Une telle déclaration, publiée d’abord par la presse quotidienne, puis par un recueil périodique, enfin sous forme de brochure, ne manqua pas de causer dans un certain cercle une émotion assez vive. — Dans quel temps vivions-nous, et qu’allaient devenir les études historiques, si nous étions entourés de faussaires ? À quels documens, à quels livres se fier désormais, et quels jugemens accepter ? Ajoutez ce que pouvait avoir de fâcheux pour la mémoire de M. Lavallée une pareille méprise, si elle se vérifiait. On se rappelait de récentes discussions où il y avait eu des rôles désagréables. Il est triste d’être dupe ou de passer pour tel : on a vu des gens d’honneur, plutôt que d’accepter cette dernière infortune, s’attacher à l’erreur avec une obstination singulière. Les intérêts d’une grande publication pouvaient en outre se trouver compromis, car il y avait ici ce péril particulier, que l’opinion publique, peu capable d’ample examen, voulût conclure d’un volume rendu suspect, justement ou non, à toute la série de volumes dont se composait un recueil important. Précisément les juges désintéressés n’avaient cette fois nul moyen de contrôle : les manuscrits dont s’était servi M. Lavallée pour composer son quatrième volume n’étaient pas dans un dépôt public ; le critique lui-même ne les avait pas vus. Personne, pas même l’éditeur, n’avait rien dit de la provenance, de l’âge, de l’aspect extérieur, de la valeur intrinsèque de ces papiers.

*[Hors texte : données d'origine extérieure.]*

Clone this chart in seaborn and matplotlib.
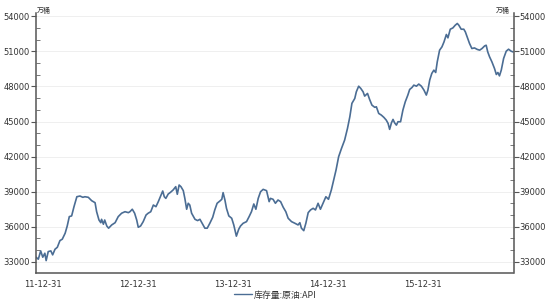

Ces manuscrits, appartenant naguère à M. le duc de Cambacérès, mais aujourd’hui à M. le duc de Mouchy, nous les avons eus entre les mains, et nous avons pu les étudier à loisir. Il eût suffi de les montrer quelques instans pour mettre à néant, dans l’esprit même du critique, toute incertitude sur l’authenticité. Qu’on se figure en effet trois vénérables volumes in-folio, aux tranches rouges, à la pleine reliure de basane datant sans conteste du XVIIIe siècle. Chaque feuillet a été soigneusement évidé de manière à servir d’encadrement à chaque lettre, qui y est collée par ses extrêmes bords.